CIA officials defend the agency's performance in several ways. First, they contend that it's too early to conclude that they were wrong about Iraqi WMD. The process of inspection and analysis is just beginning. The agency's chief inspector, David Kay, has just filed a report on his first three months of investigation, which turned up none of the banned weapons. But Kay has another nine months of work, and will probably file two more reports.
Second, agency officials argue, Kay's initial findings have actually supported the case that Iraq was continuing to develop banned weapons. He found strong evidence that the regime was seeking to build or buy ballistic missiles with ranges of 600 miles or more, far beyond the U.N. limit of 90 miles. He also found new evidence that the Iraqis concealed WMD programs before the war, and systematically destroyed evidence after the war.
The epistemological problem -- of confirming what the CIA thought it knew -- is complicated by the war itself, which contaminated the crime scene, so to speak. "The Iraq that existed March 18 is gone," says one CIA official.
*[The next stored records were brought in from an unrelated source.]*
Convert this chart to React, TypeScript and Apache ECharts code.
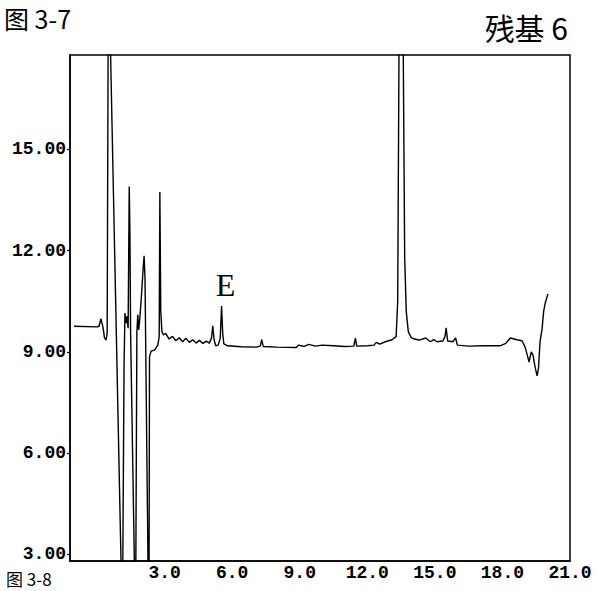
import React, { useEffect, useRef } from "react";
import * as echarts from "echarts";

// Retention time (min) of each sampled point of the trace
const timeMin = [
  -1.02, 0.0, 0.09, 0.17, 0.26, 0.33, 0.4, 0.45, 0.5, 0.55,
  1.08, 1.14, 1.2, 1.24, 1.29, 1.33, 1.38, 1.43, 1.46, 1.49,
  1.67, 1.72, 1.77, 1.81, 1.85, 1.9, 1.95, 2.0, 2.05, 2.09,
  2.13, 2.27, 2.31, 2.33, 2.4, 2.55, 2.7, 2.76, 2.79, 2.83,
  2.88, 2.95, 3.05, 3.2, 3.35, 3.5, 3.65, 3.8, 3.95, 4.1,
  4.25, 4.4, 4.55, 4.7, 4.85, 4.98, 5.08, 5.14, 5.2, 5.27,
  5.38, 5.47, 5.53, 5.58, 5.63, 5.8, 6.4, 7.1, 7.25, 7.31,
  7.38, 8.0, 8.85, 8.95, 9.2, 9.4, 9.7, 10.0, 10.5, 11.0,
  11.4, 11.47, 11.53, 12.0, 12.3, 12.4, 12.55, 12.8, 13.1, 13.28,
  13.35, 13.42, 13.58, 13.66, 13.73, 13.82, 13.95, 14.1, 14.3, 14.6,
  14.8, 14.95, 15.1, 15.35, 15.45, 15.5, 15.57, 15.8, 15.92, 16.0,
  16.5, 17.2, 17.9, 18.15, 18.35, 18.65, 18.87, 19.0, 19.09, 19.18,
  19.28, 19.36, 19.45, 19.54, 19.6, 19.67, 19.76, 19.83, 19.9, 20.02,
];

// Detector response read at each time above
const response = [
  9.76, 9.74, 9.76, 9.98, 9.75, 9.42, 9.35, 9.55, 19.5, 19.5,
  2.3, 2.3, 8.6, 10.15, 9.85, 10.05, 9.7, 13.9, 12.6, 9.6,
  2.3, 2.3, 9.6, 10.1, 9.65, 10.0, 10.45, 10.95, 11.5, 11.85,
  11.2, 2.3, 2.3, 8.85, 9.02, 9.05, 9.2, 9.45, 13.74, 10.2,
  9.6, 9.5, 9.55, 9.38, 9.46, 9.33, 9.42, 9.3, 9.4, 9.28,
  9.36, 9.26, 9.34, 9.25, 9.32, 9.26, 9.4, 9.77, 9.35, 9.18,
  9.2, 9.4, 10.36, 9.55, 9.24, 9.18, 9.15, 9.14, 9.18, 9.36,
  9.16, 9.14, 9.13, 9.2, 9.16, 9.22, 9.17, 9.2, 9.18, 9.16,
  9.17, 9.41, 9.17, 9.18, 9.2, 9.28, 9.23, 9.3, 9.36, 9.45,
  10.5, 19.5, 19.5, 11.8, 10.2, 9.6, 9.42, 9.38, 9.35, 9.41,
  9.3, 9.36, 9.3, 9.32, 9.45, 9.71, 9.32, 9.3, 9.41, 9.2,
  9.17, 9.18, 9.18, 9.25, 9.41, 9.36, 9.33, 9.15, 8.94, 8.7,
  9.0, 8.9, 8.55, 8.29, 8.5, 9.3, 9.68, 10.2, 10.45, 10.72,
];

const xTickValues = [3, 6, 9, 12, 15, 18, 21];
const yTickValues = [3, 6, 9, 12, 15];
const peakName = "E";
const peakPoint = [5.53, 10.36];
const figureCaptionTop = "图 3-7";
const figureCaptionBottom = "图 3-8";
const residueLabel = "残基 6";

export default function App() {
  const ref = useRef<HTMLDivElement>(null);

  useEffect(() => {
    if (!ref.current) return;
    const chart = echarts.init(ref.current, null, { renderer: "svg" });
    const data = timeMin.map((t, i) => [t, response[i]]);
    const axisFont = {
      fontFamily: "Liberation Mono",
      fontWeight: "bold" as const,
      fontSize: 18,
      color: "#000",
    };
    chart.setOption({
      animation: false,
      backgroundColor: "#fff",
      grid: {
        left: 70,
        right: 33,
        top: 55,
        bottom: 30,
        show: true,
        borderColor: "#000",
        borderWidth: 1.5,
        outerBoundsMode: "none",
        containLabel: false,
      },
      xAxis: {
        type: "value",
        min: -1.2,
        max: 21,
        axisLine: { show: true, onZero: false, lineStyle: { color: "#000", width: 1.5 } },
        axisTick: { show: false },
        splitLine: { show: false },
        axisLabel: {
          ...axisFont,
          customValues: xTickValues,
          formatter: (v: number) => v.toFixed(1),
          margin: 3,
        },
      },
      yAxis: {
        type: "value",
        min: 2.8,
        max: 17.8,
        axisLine: { show: true, onZero: false, lineStyle: { color: "#000", width: 1.5 } },
        axisTick: {
          show: true,
          customValues: yTickValues,
          length: 3,
          lineStyle: { color: "#000", width: 1.2 },
        },
        splitLine: { show: false },
        axisLabel: {
          ...axisFont,
          customValues: yTickValues,
          formatter: (v: number) => v.toFixed(2),
          margin: 4,
        },
      },
      series: [
        {
          type: "line",
          data,
          symbol: "none",
          showSymbol: false,
          clip: true,
          lineStyle: { color: "#000", width: 1.4 },
          markPoint: {
            symbol: "circle",
            symbolSize: 0,
            silent: true,
            data: [
              {
                coord: peakPoint,
                label: {
                  show: true,
                  formatter: peakName,
                  position: "inside",
                  offset: [4, -21],
                  fontFamily: "Liberation Serif",
                  fontSize: 32,
                  color: "#000",
                },
              },
            ],
          },
        },
      ],
      graphic: [
        {
          type: "text",
          x: 4,
          y: 18,
          style: {
            text: figureCaptionTop,
            align: "left",
            verticalAlign: "middle",
            fontFamily: "Noto Sans CJK SC",
            fontSize: 25,
            fill: "#000",
          },
        },
        {
          type: "text",
          x: 568,
          y: 27,
          style: {
            text: residueLabel,
            align: "right",
            verticalAlign: "middle",
            fontFamily: "Noto Sans CJK SC",
            fontSize: 30,
            fill: "#000",
          },
        },
        {
          type: "text",
          x: 6,
          y: 578,
          style: {
            text: figureCaptionBottom,
            align: "left",
            verticalAlign: "middle",
            fontFamily: "Noto Sans CJK SC",
            fontSize: 17,
            fill: "#000",
          },
        },
      ],
    });
    return () => chart.dispose();
  }, []);

  return (
    <div
      ref={ref}
      style={{
        position: "fixed",
        left: 0,
        top: 0,
        width: 603,
        height: 591,
        background: "#fff",
      }}
    />
  );
}
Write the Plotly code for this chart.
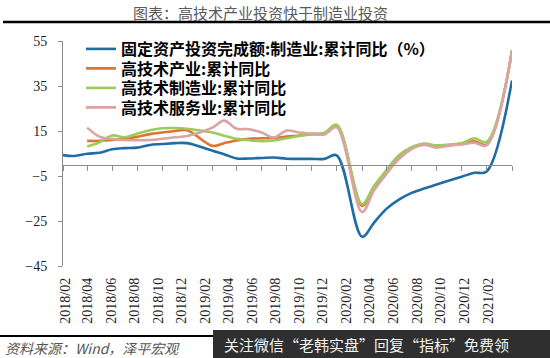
import pandas as pd
import plotly.graph_objects as go

# ---------------- data ----------------
DATES = (
    [f"2018-{m:02d}-01" for m in range(2, 13)]
    + [f"2019-{m:02d}-01" for m in range(2, 13)]
    + [f"2020-{m:02d}-01" for m in range(2, 13)]
    + ["2021-02-01"]
)

MFG_FAI = [4.3, 3.9, 4.9, 5.3, 6.9, 7.4, 7.6, 8.8, 9.2, 9.6, 9.6,
           6.2, 4.7, 2.8, 2.8, 3.0, 3.2, 2.7, 2.6, 2.6, 2.6, 4.2,
           -32.0, -25.8, -19.5, -15.5, -12.5, -10.6, -8.8, -7.0, -5.3, -3.6, -3.0,
           37.5]
HIGH_TECH = [None, None, 10.6, 10.6, 11.0, 11.6, 12.4, 13.6, 14.3, 15.0, 15.3,
             8.4, 9.6, 10.8, 11.5, 11.8, 11.8, 12.5, 13.0, 13.6, 13.9, 17.5,
             -18.3, -10.0, -2.8, 3.9, 7.6, 9.0, 8.2, 8.7, 9.3, 10.4, 9.0,
             50.6]
HIGH_TECH_MFG = [None, None, 8.1, 10.0, 13.0, 12.2, 13.8, 15.3, 16.2, 16.3, 16.0,
                 14.3, 12.9, 11.5, 10.9, 10.5, 10.8, 11.8, 12.8, 13.6, 14.2, 17.8,
                 -17.5, -9.5, -2.3, 4.2, 7.8, 9.4, 8.6, 9.0, 9.5, 11.8, 10.2,
                 50.2]
HIGH_TECH_SVC = [None, None, 16.5, 12.5, 11.5, 11.0, 10.9, 11.0, 11.5, 12.2, 12.8,
                 16.5, 19.6, 16.0, 15.8, 14.3, 12.1, 15.2, 14.3, 13.9, 13.4, 16.6,
                 -21.0, -11.5, -4.0, 2.5, 7.0, 8.8, 7.6, 8.5, 9.0, 9.8, 8.6,
                 51.0]

SERIES_NAMES = [
    "固定资产投资完成额:制造业:累计同比（%）",
    "高技术产业:累计同比",
    "高技术制造业:累计同比",
    "高技术服务业:累计同比",
]
COLORS = ["#1F6DA6", "#DD7430", "#9CCB5C", "#D9A4A2"]

TICK_DATES = [f"{y}-{m:02d}-01" for y in (2018, 2019, 2020) for m in (2, 4, 6, 8, 10, 12)] + ["2021-02-01"]
TICK_LABELS = [d[:7].replace("-", "/") for d in TICK_DATES]
Y_TICKS = [-45, -25, -5, 15, 35, 55]

TITLE = "图表：高技术产业投资快于制造业投资"
SOURCE = "资料来源：Wind，泽平宏观"
BANNER = "关注微信“老韩实盘”回复“指标”免费领"

# ---------------- layout helpers ----------------
W, H = 550, 358
L, R, T, B = 63, 38, 41, 92
PW, PH = W - L - R, H - T - B


def px_x(px):
    return (px - L) / PW


def px_y(py):
    return (H - B - py) / PH


CJK = "Noto Sans CJK SC"
SERIF = "Liberation Serif"

LEGEND_KEYS = ["legend", "legend2", "legend3", "legend4"]
LEGEND_ROWS_PX = [49, 68.5, 88, 107.5]

fig = go.Figure()
for name, vals, col, lg in zip(SERIES_NAMES, [MFG_FAI, HIGH_TECH, HIGH_TECH_MFG, HIGH_TECH_SVC],
                               COLORS, LEGEND_KEYS):
    fig.add_trace(go.Scatter(
        x=DATES, y=vals, name=name, mode="lines", legend=lg,
        line=dict(color=col, width=2.6, shape="spline", smoothing=1.0),
        connectgaps=False, hoverinfo="skip",
    ))

# helper (invisible) trace so that the label axis exists
fig.add_trace(go.Scatter(x=DATES, y=[None] * len(DATES), xaxis="x2", showlegend=False,
                         hoverinfo="skip", mode="lines"))

# label axis range (labels in the reference are slightly compressed vs the ticks)
start = pd.Timestamp(DATES[0])
end = pd.Timestamp(DATES[-1])
span_days = (end - start).days
lab_px_per_day = (484 - 61) / span_days
lab_start = start - pd.Timedelta(days=(L - 61) / lab_px_per_day)
lab_end = lab_start + pd.Timedelta(days=PW / lab_px_per_day)

legend_style = dict(
    xanchor="left", yanchor="middle",
    bgcolor="rgba(0,0,0,0)", borderwidth=0,
    font=dict(family=CJK, size=16, color="#000000", weight="bold"),
    itemwidth=30, tracegroupgap=0,
)
legends = {k: dict(legend_style, x=px_x(81), y=px_y(r)) for k, r in zip(LEGEND_KEYS, LEGEND_ROWS_PX)}

fig.update_layout(
    width=W, height=H,
    margin=dict(l=L, r=R, t=T, b=B, pad=0),
    paper_bgcolor="white", plot_bgcolor="white",
    showlegend=True,
    **legends,
    xaxis=dict(
        type="date", range=[DATES[0], DATES[-1]],
        anchor="free", position=(0 - Y_TICKS[0]) / (Y_TICKS[-1] - Y_TICKS[0]),
        showline=True, linecolor="#8c8c8c", linewidth=1,
        ticks="outside", ticklen=5, tickcolor="#8c8c8c",
        tickvals=TICK_DATES, showticklabels=False,
        showgrid=False, zeroline=False,
    ),
    xaxis2=dict(
        type="date", range=[lab_start.isoformat(), lab_end.isoformat()],
        overlaying="x", anchor="y", side="bottom",
        showline=False, ticks="", tickvals=TICK_DATES, ticktext=TICK_LABELS,
        tickangle=-90, tickfont=dict(family=SERIF, size=14, color="#222222"),
        ticklabelstandoff=8,
        showgrid=False, zeroline=False,
    ),
    yaxis=dict(
        range=[Y_TICKS[0], Y_TICKS[-1]], tickvals=Y_TICKS,
        showline=True, linecolor="#8c8c8c", linewidth=1,
        ticks="outside", ticklen=4, tickcolor="#8c8c8c",
        tickfont=dict(family=SERIF, size=14, color="#222222"),
        ticklabelstandoff=8,
        showgrid=False, zeroline=False,
    ),
)

shapes = [
    dict(type="line", xref="paper", yref="paper", x0=px_x(3), x1=px_x(550), y0=px_y(22), y1=px_y(22),
         line=dict(color="#000000", width=2.5)),
    dict(type="line", xref="paper", yref="paper", x0=px_x(0), x1=px_x(550), y0=px_y(336), y1=px_y(336),
         line=dict(color="#000000", width=2.2)),
    dict(type="rect", xref="paper", yref="paper", x0=px_x(213), x1=px_x(551), y0=px_y(359), y1=px_y(330),
         line=dict(width=0), fillcolor="#2f2f2f"),
]
fig.update_layout(shapes=shapes)

fig.add_annotation(text=TITLE, xref="paper", yref="paper", x=px_x(260), y=px_y(12),
                   xanchor="center", yanchor="middle", showarrow=False,
                   font=dict(family=CJK, size=15, color="#5a5a5a"))
fig.add_annotation(text=SOURCE, xref="paper", yref="paper", x=px_x(3), y=px_y(348),
                   xanchor="left", yanchor="middle", showarrow=False,
                   font=dict(family=CJK, size=14, color="#555555", style="italic"))
fig.add_annotation(text=BANNER, xref="paper", yref="paper", x=px_x(222), y=px_y(344),
                   xanchor="left", yanchor="middle", showarrow=False,
                   font=dict(family=CJK, size=15, color="#f2f2f2"))

fig.write_html(
    "out.html",
    config={"displayModeBar": False, "staticPlot": True},
    post_script="document.body.style.margin='0';document.body.style.overflow='hidden';",
)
Despite the CIA's caveats and counterarguments, the agency is vexed by the failure to find a smoking gun. Officials have reverse-engineered every statement in the prewar intelligence estimates, reviewing the evidence they used to support the arguments that were made. They describe it as a cascade of reports from agents inside Iraq, intercepted communications, analysis of material recovered in U.N. inspections and other information collected from clandestine sources.
"With all the information we had, if we hadn't issued our warnings about Iraqi WMD, we should have been shot," says one CIA official.
The CIA's credibility is a national asset. Restoring it may be as important to the United States as anything that happens in Iraq.
To guarantee that credibility, the CIA should take some unconventional steps: It should disclose more of its prewar intelligence about Iraqi weapons of mass destruction so people can understand why it reached its judgments; and it should convene an outside board to analyze that evidence and assess whether the CIA's warnings were sound.
The worst thing that could happen for the CIA would be for it to become a political football in the 2004 campaign. The only way the agency can avoid that is to level with the public about how it knew what it thought it knew.